SIMD doesn’t necessarily offer better control over execution; rather, it provides better peak performance in terms of power efficiency and area efficiency, as it reduces hardware overhead by using fewer execution units for more data. While this can lead to performance benefits in certain contexts, it requires more careful manual management of data and optimization to achieve the best results.
An important advantage of SIMT is the ability to scale thread-level parallelism in a highly flexible way. Having many threads is inherently beneficial for two key reasons:
High Memory Bandwidth Consumption: SIMT systems can easily exploit high memory bandwidth, allowing the processors to use all of their computational resources effectively, rather than being limited by memory access.
Latency Tolerance: Because there are many threads running simultaneously, SIMT systems can tolerate latency more effectively. If one thread encounters a delay (e.g., due to memory access), other threads can continue execution, improving overall throughput and reducing idle time.
SIMD, by contrast, suffers from the "lockstep" nature of its processing model. All operations in a vector must be completed together, meaning if any data or instruction causes a delay, all threads in that vector are held up. This makes it less tolerant to latency and less efficient in systems requiring dynamic adaptability.

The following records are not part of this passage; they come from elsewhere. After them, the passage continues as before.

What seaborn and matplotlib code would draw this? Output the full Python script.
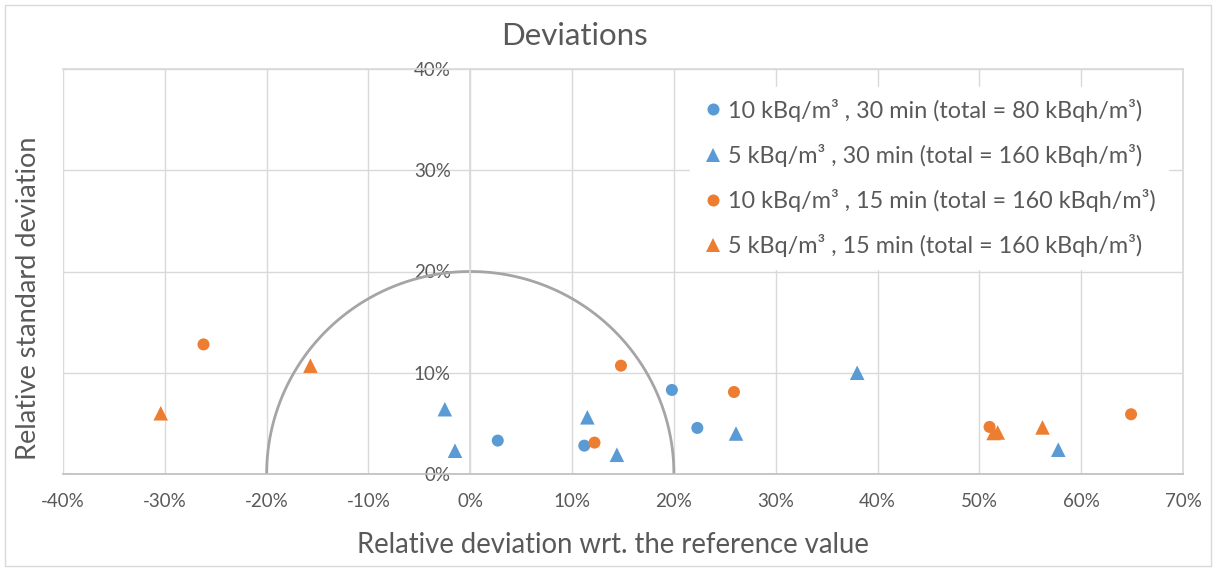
"""Scatter of relative deviation vs relative standard deviation, with the 20 % acceptance semicircle"""
import numpy as np
import pandas as pd
import matplotlib
matplotlib.use("Agg")
import matplotlib.pyplot as plt
from matplotlib.patches import Rectangle
from matplotlib.ticker import FuncFormatter
import seaborn as sns

# series labels
labels = [
    "10 kBq/m³ , 30 min (total = 80 kBqh/m³)",
    "5 kBq/m³ , 30 min (total = 160 kBqh/m³)",
    "10 kBq/m³ , 15 min (total = 160 kBqh/m³)",
    "5 kBq/m³ , 15 min (total = 160 kBqh/m³)",
]

# values in %
dev_10_30 = [2.7, 11.2, 19.8, 22.3]
std_10_30 = [3.3, 2.8, 8.3, 4.55]

dev_5_30 = [-2.5, -1.5, 11.5, 14.4, 26.1, 38.0, 57.75]
std_5_30 = [6.4, 2.3, 5.6, 1.9, 4.0, 10.0, 2.4]

dev_10_15 = [-26.2, 12.2, 14.8, 25.9, 51.0, 64.9]
std_10_15 = [12.8, 3.1, 10.7, 8.1, 4.65, 5.9]

dev_5_15 = [-30.4, -15.7, 51.4, 51.8, 56.2]
std_5_15 = [6.0, 10.7, 4.05, 4.1, 4.6]

limit_radius = 20  # acceptance circle, %

x_ticks = list(range(-40, 71, 10))
y_ticks = list(range(0, 41, 10))

blue = "#5B9BD5"
orange = "#ED7D31"
text_grey = "#595959"
grid_grey = "#D9D9D9"


def build_frame():
    parts = []
    for lab, xs, ys in zip(labels,
                           [dev_10_30, dev_5_30, dev_10_15, dev_5_15],
                           [std_10_30, std_5_30, std_10_15, std_5_15]):
        parts.append(pd.DataFrame({"dev": xs, "std": ys, "series": lab}))
    return pd.concat(parts, ignore_index=True)


df = build_frame()

sns.set_theme(style="white")
plt.rcParams["font.family"] = ["Lato", "DejaVu Sans"]

fig = plt.figure(figsize=(12.16, 5.71), dpi=100)
ax = fig.add_axes([63 / 1216, 1 - 474 / 571, (1183 - 63) / 1216, (474 - 69) / 571])

ax.set_xlim(x_ticks[0], x_ticks[-1])
ax.set_ylim(y_ticks[0], y_ticks[-1])
ax.set_xticks(x_ticks)
ax.set_yticks(y_ticks)
ax.grid(True, color=grid_grey, lw=1)
ax.set_axisbelow(True)

# semicircle of 20 %
t = np.linspace(0, np.pi, 300)
ax.plot(limit_radius * np.cos(t), limit_radius * np.sin(t), color="#A5A5A5", lw=2, zorder=2)

sns.scatterplot(data=df, x="dev", y="std", hue="series", style="series", size="series",
                palette=dict(zip(labels, [blue, blue, orange, orange])),
                markers=dict(zip(labels, ["o", "^", "o", "^"])),
                sizes=dict(zip(labels, [75, 110, 75, 110])),
                linewidth=0, ax=ax, zorder=3, legend=True)

for side in ["top", "right"]:
    ax.spines[side].set_color(grid_grey)
ax.spines["bottom"].set_color("#BFBFBF")
ax.spines["left"].set_position(("data", 0))
ax.spines["left"].set_color(grid_grey)

pct = FuncFormatter(lambda v, _: f"{v:.0f}%".replace("\u2212", "-"))
ax.xaxis.set_major_formatter(pct)
ax.yaxis.set_major_formatter(pct)
ax.tick_params(axis="both", length=0, labelsize=13.5, labelcolor=text_grey)
ax.tick_params(axis="x", pad=14)
ax.tick_params(axis="y", pad=14)
ax.set_xlabel("")
ax.set_ylabel("")

handles, _ = ax.get_legend_handles_labels()
ax.legend(handles, labels, loc="upper left",
          bbox_to_anchor=(690 / 1216, 1 - 87 / 571), bbox_transform=fig.transFigure,
          frameon=True, facecolor="white", edgecolor="white", framealpha=1,
          fontsize=16.8, labelcolor=text_grey, handletextpad=0.15, handlelength=1.0,
          labelspacing=0.95, borderpad=0.5, borderaxespad=0)

fig.text(574 / 1216, 1 - 36 / 571, "Deviations", ha="center", va="center",
         fontsize=22.5, color=text_grey)
fig.text(613 / 1216, 1 - 545 / 571, "Relative deviation wrt. the reference value",
         ha="center", va="center", fontsize=19.8, color=text_grey)
fig.text(29 / 1216, 1 - 298 / 571, "Relative standard deviation", rotation=90,
         ha="center", va="center", fontsize=19.5, color=text_grey)

fig.patches.append(Rectangle((5 / 1216, 5 / 571), 1 - 10 / 1216, 1 - 10 / 571,
                             transform=fig.transFigure, fill=False,
                             edgecolor=grid_grey, lw=1))

fig.savefig("out.png", dpi=100)
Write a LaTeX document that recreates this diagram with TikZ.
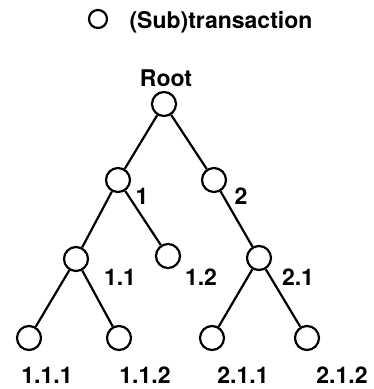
\documentclass[tikz,border=0pt]{standalone}
\usepackage{fontspec}
\setmainfont{TeX Gyre Heros}
\begin{document}
\begin{tikzpicture}[x=1pt,y=-1pt,
  tnode/.style={circle,draw,line width=2.2pt,minimum size=24pt,inner sep=0pt},
  lbl/.style={font=\fontsize{23}{23}\selectfont\bfseries,inner sep=0pt},
  edge/.style={line width=2.2pt}]
\useasboundingbox (0,0) rectangle (373,389);
% legend
\node[circle,draw,line width=2.2pt,minimum size=18pt,inner sep=0pt] (leg) at (98,19) {};
\node[lbl,font=\fontsize{23}{23}\selectfont\bfseries] (legtxt) at (221,22) {(Sub)transaction};
% tree nodes
\node[tnode] (r) at (164,104) {};
\node[tnode] (n1) at (118,180) {};
\node[tnode] (n2) at (214,180) {};
\node[tnode] (n11) at (76,259) {};
\node[tnode] (n12) at (168,256) {};
\node[tnode] (n21) at (259,258) {};
\node[tnode] (n111) at (29,338) {};
\node[tnode] (n112) at (119,338) {};
\node[tnode] (n211) at (212,338) {};
\node[tnode] (n212) at (307,338) {};
% labels
\node[lbl] (lr) at (166,78) {Root};
\node[lbl] (l1) at (142,196) {1};
\node[lbl] (l2) at (241,196) {2};
\node[lbl] (l11) at (120,277) {1.1};
\node[lbl] (l12) at (201,277) {1.2};
\node[lbl] (l21) at (298,277) {2.1};
\node[lbl] (l111) at (47,375) {1.1.1};
\node[lbl] (l112) at (145,375) {1.1.2};
\node[lbl] (l211) at (243,375) {2.1.1};
\node[lbl] (l212) at (342,375) {2.1.2};
% edges
\draw[edge] (r) -- (n1);
\draw[edge] (r) -- (n2);
\draw[edge] (n1) -- (n11);
\draw[edge] (n1) -- (n12);
\draw[edge] (n2) -- (n21);
\draw[edge] (n11) -- (n111);
\draw[edge] (n11) -- (n112);
\draw[edge] (n21) -- (n211);
\draw[edge] (n21) -- (n212);
\end{tikzpicture}
\end{document}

Ultimately, the choice between SIMT and SIMD depends on the specific needs of the application. SIMT is generally easier to program, more scalable, and offers better performance in latency-tolerant, memory-bound workloads, making it a better fit for most applications, especially those leveraging GPUs. SIMD, however, may be advantageous in cases where performance per unit of hardware is a critical concern, but it doesn’t provide the same scalability and flexibility as SIMT.
I'm excited to share more posts in the future that dive deeper into how these processors are built, and explore why concepts like latency tolerance naturally emerge from the SIMT paradigm.